A resident of Jayapura, Papua, said he heard a rumbling sound of large rocks tumbling down the Cyclops Mountains when a flash flood came. National Disaster Mitigation Agency (BNPB) spokesperson Sutopo Purwo Nugroho and Indonesian Environmental Forum (Walhi) Papua head Aiesh Rumbekwan agreed that environmental damage in Cyclops Nature Reserve was the cause of the disasters.

Earlier in January, a bigger flood struck South Sulawesi, affecting thousands in 13 regencies and municipalities. The BNPB said the death toll from the disaster was 79.

South Sulawesi Governor Nurdin Abdullah said the flood stemmed from deforestation in the mountains and watershed area degradation along some rivers flowing from the mountains. Walhi in South Sulawesi said that even though the intense rainfall was also to blame, environmental degradation just exacerbated it. Later, Vice President Jusuf Kalla ordered the provincial government to restore the environment, especially on Bawakaraeng Mountain.

Before the recent floods in Papua and Yogyakarta, the BNPB reported that up until Feb. 7, 101 people had died this year as a result of hydrometeorological disasters. In late 2018, the agency had warned of another year of living dangerously as such disasters would remain predominant throughout 2019. The agency underlined that environmental damage would trigger the disasters, citing the 14 million hectares of “critical land” that dot the country.

The number of disasters is indeed increasing and surely worrying.

Consistently, hydrometeorological disasters have been the predominant type of calamity, with floods and landslides accounting for almost half of them.
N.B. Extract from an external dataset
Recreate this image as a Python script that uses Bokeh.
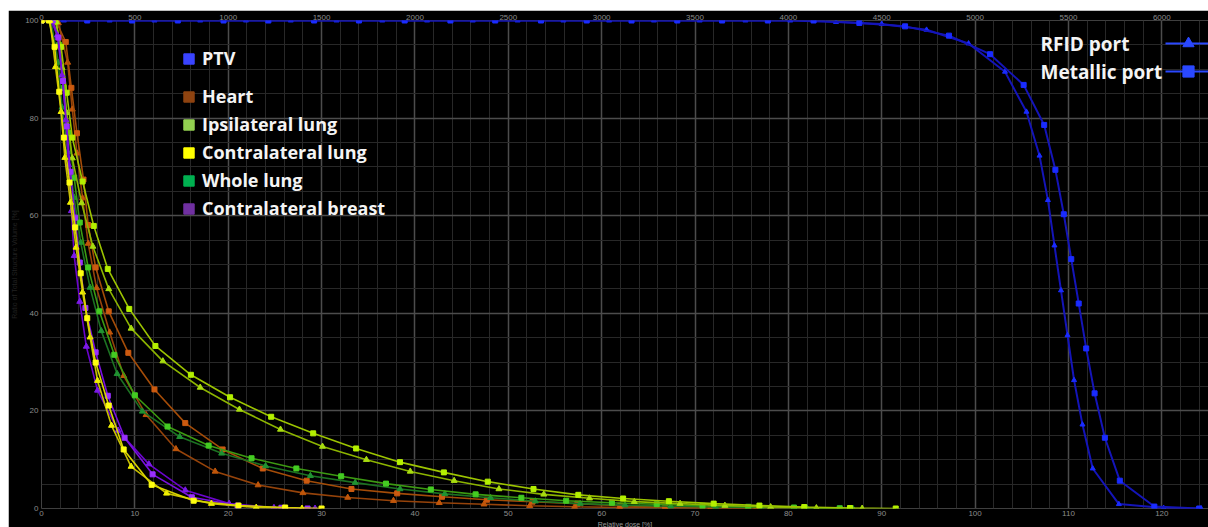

The combination of small tornadoes, forest fires and droughts — also classified as hydrometeorological—accounted for the other half of the disasters.

We have played a part in the disasters by supporting unsustainable development, evident in the rampant deforestation, which only takes quick dollars into consideration. Unless we change now, more floods and landslides will threaten our children tomorrow.